En 1878, il crée l’association internationale du Congo, officiellement organisée « à but philanthropique », à qui les membres de la conférence de Berlin reconnaissent une légitimité internationale lors des débats. Dès lors, le territoire annexé au Congo devient la possession personnelle de Léopold II. Un cas exceptionnel dans l’histoire, puisqu’un seul individu détient alors 2,5 millions de kilomètres carrés et la force de travail de tous les habitants sur place, ce qui fait de lui « le principal vainqueur objectif de la conférence », juge Joël Calmettes.

En Namibie, c’est un commerçant allemand qui a conquis le territoire en l’achetant pour 100 livres et 200 fusils.

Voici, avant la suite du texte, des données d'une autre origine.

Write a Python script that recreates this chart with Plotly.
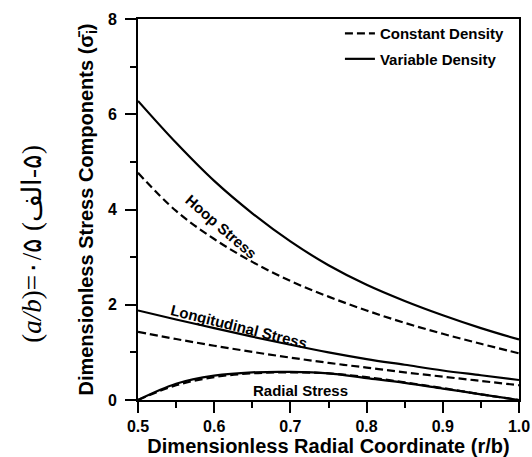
import plotly.graph_objects as go

# ---- data ----
x_vals = [0.50, 0.55, 0.60, 0.65, 0.70, 0.75, 0.80, 0.85, 0.90, 0.95, 1.00]
hoop_var = [6.28, 5.40, 4.60, 3.92, 3.33, 2.83, 2.42, 2.08, 1.78, 1.51, 1.27]
hoop_const = [4.77, 3.97, 3.38, 2.90, 2.50, 2.17, 1.88, 1.62, 1.39, 1.18, 0.98]
long_var = [1.88, 1.69, 1.51, 1.33, 1.16, 1.00, 0.86, 0.74, 0.62, 0.52, 0.42]
long_const = [1.43, 1.28, 1.14, 1.01, 0.89, 0.78, 0.68, 0.58, 0.49, 0.40, 0.31]
rad_var = [0.00, 0.34, 0.51, 0.58, 0.59, 0.56, 0.46, 0.36, 0.24, 0.12, 0.00]
rad_const = [0.00, 0.31, 0.48, 0.56, 0.58, 0.56, 0.48, 0.37, 0.25, 0.12, 0.00]

x_ticks = [0.5, 0.6, 0.7, 0.8, 0.9, 1.0]
y_ticks = [0, 2, 4, 6, 8]

SANS = "Liberation Sans, Arial, sans-serif"
DASH = "8px,4px"

fig = go.Figure()

def add(y, dash, name, show, group):
    fig.add_trace(go.Scatter(
        x=x_vals, y=y, mode="lines", name=name, showlegend=show,
        legendgroup=group,
        line=dict(color="black", width=2.2, dash=dash, shape="spline", smoothing=1.0),
    ))

add(hoop_const, DASH, "Constant Density", True, "c")
add(long_const, DASH, "Constant Density", False, "c")
add(rad_const, DASH, "Constant Density", False, "c")
add(hoop_var, "solid", "Variable Density", True, "v")
add(long_var, "solid", "Variable Density", False, "v")
add(rad_var, "solid", "Variable Density", False, "v")

lbl_font = dict(family=SANS, size=15, color="black", weight="bold")
fig.add_annotation(x=0.609, y=3.64, text="Hoop Stress", textangle=41,
                   showarrow=False, font=lbl_font)
fig.add_annotation(x=0.633, y=1.55, text="Longitudinal Stress", textangle=14,
                   showarrow=False, font=lbl_font)
fig.add_annotation(x=0.713, y=0.21, text="Radial Stress", textangle=0,
                   showarrow=False, font=lbl_font)

fig.add_annotation(x=-0.278, y=0.41, xref="paper", yref="paper",
                   xanchor="center", yanchor="middle",
                   text="(<i>a/b</i>)=۰/۵ (الف\u200e-۵)", textangle=-90,
                   showarrow=False,
                   font=dict(family="Liberation Serif, DejaVu Serif, serif", size=27, color="black"))

axis_common = dict(
    showline=True, linecolor="black", linewidth=2, mirror=True,
    ticks="outside", ticklen=11, tickwidth=2, tickcolor="black",
    showgrid=False, zeroline=False, automargin=False,
    tickfont=dict(family=SANS, size=16, color="black", weight="bold"),
)

fig.update_xaxes(
    range=[0.5, 1.0], tickvals=x_ticks, tickformat=".1f",
    minor=dict(ticks="outside", ticklen=6, tickwidth=2, tickcolor="black", dtick=0.05, tick0=0.5),
    title=dict(text="Dimensionless Radial Coordinate (r/b)",
               font=dict(family=SANS, size=20, color="black", weight="bold"), standoff=4),
    **axis_common,
)
fig.update_yaxes(
    range=[0, 8], tickvals=y_ticks, ticklabelstandoff=5,
    minor=dict(ticks="outside", ticklen=6, tickwidth=2, tickcolor="black", dtick=1, tick0=0),
    title=dict(text="Dimensionless Stress Components (σ\u0304<sub>i</sub>)",
               font=dict(family=SANS, size=20, color="black", weight="bold"), standoff=9),
    **axis_common,
)

fig.update_layout(
    width=532, height=457,
    margin=dict(l=138, r=13, t=19, b=57, autoexpand=False),
    paper_bgcolor="white", plot_bgcolor="white",
    legend=dict(x=0.53, y=1.005, xanchor="left", yanchor="top",
                font=dict(family=SANS, size=15, color="black", weight="bold"),
                bgcolor="rgba(0,0,0,0)", tracegroupgap=3, traceorder="grouped"),
)

fig.write_html("out.html")
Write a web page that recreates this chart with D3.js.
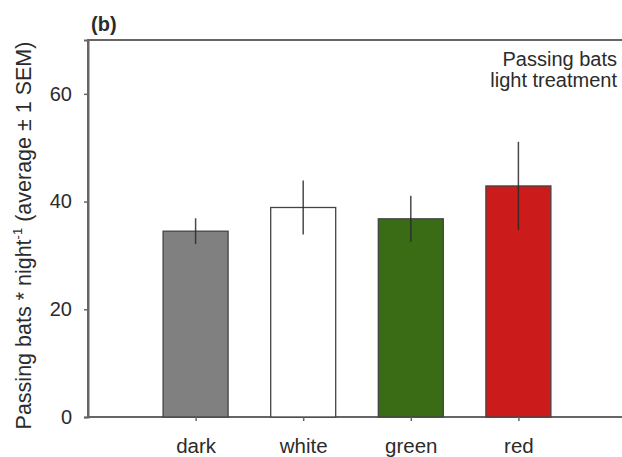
<!DOCTYPE html>
<html>
<head>
<meta charset="utf-8">
<script src="https://cdn.jsdelivr.net/npm/d3@7"></script>
<style>
  body { margin: 0; background: #fff; }
  text { font-family: "Liberation Sans", Arial, sans-serif; fill: #2b2b2b; }
</style>
</head>
<body>
<script>
// data
const categories = ["dark", "white", "green", "red"];
const means = [34.5, 38.9, 36.8, 42.9];
const sems = [2.4, 5.0, 4.3, 8.2];
const barColors = ["#808080", "#ffffff", "#3a6b15", "#cc1b1b"];
const yTicks = [0, 20, 40, 60];

const width = 622, height = 457;
const plotLeft = 88, plotTop = 40, plotBottom = 417, plotRight = 626;

const svg = d3.select("body").append("svg")
    .attr("width", width)
    .attr("height", height);

const x = d3.scalePoint()
    .domain(categories)
    .range([plotLeft, plotRight])
    .padding(1);

const y = d3.scaleLinear()
    .domain([0, 70])
    .range([plotBottom, plotTop]);

const barW = 65;

// frame
svg.append("rect")
    .attr("x", plotLeft)
    .attr("y", plotTop)
    .attr("width", plotRight - plotLeft)
    .attr("height", plotBottom - plotTop)
    .attr("fill", "none")
    .attr("stroke", "#666")
    .attr("stroke-width", 2);

// bars
svg.selectAll(".bar")
    .data(categories)
    .join("rect")
    .attr("class", "bar")
    .attr("x", d => x(d) - barW / 2)
    .attr("y", (d, i) => y(means[i]))
    .attr("width", barW)
    .attr("height", (d, i) => y(0) - y(means[i]))
    .attr("fill", (d, i) => barColors[i])
    .attr("stroke", "#444")
    .attr("stroke-width", 1.3);

// error bars (no caps)
svg.selectAll(".err")
    .data(categories)
    .join("line")
    .attr("class", "err")
    .attr("x1", d => x(d))
    .attr("x2", d => x(d))
    .attr("y1", (d, i) => y(means[i] + sems[i]))
    .attr("y2", (d, i) => y(means[i] - sems[i]))
    .attr("stroke", "#2a2a2a")
    .attr("stroke-width", 1.5)
    .attr("stroke-opacity", 0.85);

// y axis
const yAxis = svg.append("g")
    .attr("transform", `translate(${plotLeft},0)`)
    .call(d3.axisLeft(y).tickValues(yTicks).tickSize(4).tickPadding(12));
yAxis.select(".domain").attr("stroke", "#666").attr("stroke-width", 2);
yAxis.selectAll(".tick line").attr("stroke", "#666").attr("stroke-width", 1.5);
yAxis.selectAll(".tick text").attr("font-size", 20).attr("fill", "#2b2b2b")
    .style("font-family", "Liberation Sans, Arial, sans-serif");

// x axis
const xAxis = svg.append("g")
    .attr("transform", `translate(0,${plotBottom})`)
    .call(d3.axisBottom(x).tickSize(4).tickPadding(17));
xAxis.select(".domain").remove();
xAxis.selectAll(".tick line").attr("stroke", "#666").attr("stroke-width", 1.5);
xAxis.selectAll(".tick text").attr("font-size", 20.5).attr("fill", "#2b2b2b")
    .style("font-family", "Liberation Sans, Arial, sans-serif");

// y label
const yl = svg.append("text")
    .attr("transform", `translate(31,${(plotTop + plotBottom) / 2 + 7}) rotate(-90)`)
    .attr("text-anchor", "middle")
    .attr("font-size", 21.5);
yl.append("tspan").text("Passing bats * night");
yl.append("tspan").attr("font-size", 13).attr("dy", -9).text("-1");
yl.append("tspan").attr("dy", 9).text(" (average \u00b1 1 SEM)");

// panel letter
svg.append("text")
    .attr("x", 91)
    .attr("y", 31)
    .attr("font-size", 20)
    .attr("font-weight", "bold")
    .text("(b)");

// annotation
const note = svg.append("text")
    .attr("text-anchor", "end")
    .attr("font-size", 20);
note.append("tspan").attr("x", 617).attr("y", 66).text("Passing bats");
note.append("tspan").attr("x", 617).attr("y", 87).text("light treatment");
</script>
</body>
</html>
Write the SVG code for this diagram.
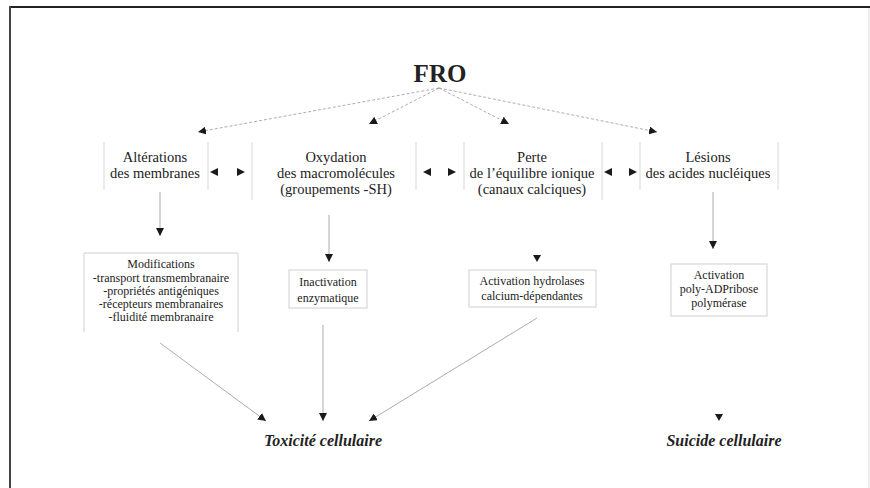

Cet accord intervient après quatre mois de débats, le 26 février 1885, date à laquelle se termine la conférence. Elle fixe des règles sur l’occupation du continent africain : pour décréter la colonisation d’un territoire, il faut prouver son occupation, ce qui se traduit souvent par une simple prise de possession symbolique. Joël Calmettes donne un exemple parlant : « En Namibie, c’est un commerçant allemand qui a conquis le territoire en l’achetant pour 100 livres et 200 fusils. »

Mais plus généralement, la conférence de Berlin a surtout entériné une conception de l’Afrique comme ressource que l’on peut exploiter. Un regard qu’il faudra des décennies de luttes panafricaines et indépendantistes pour changer.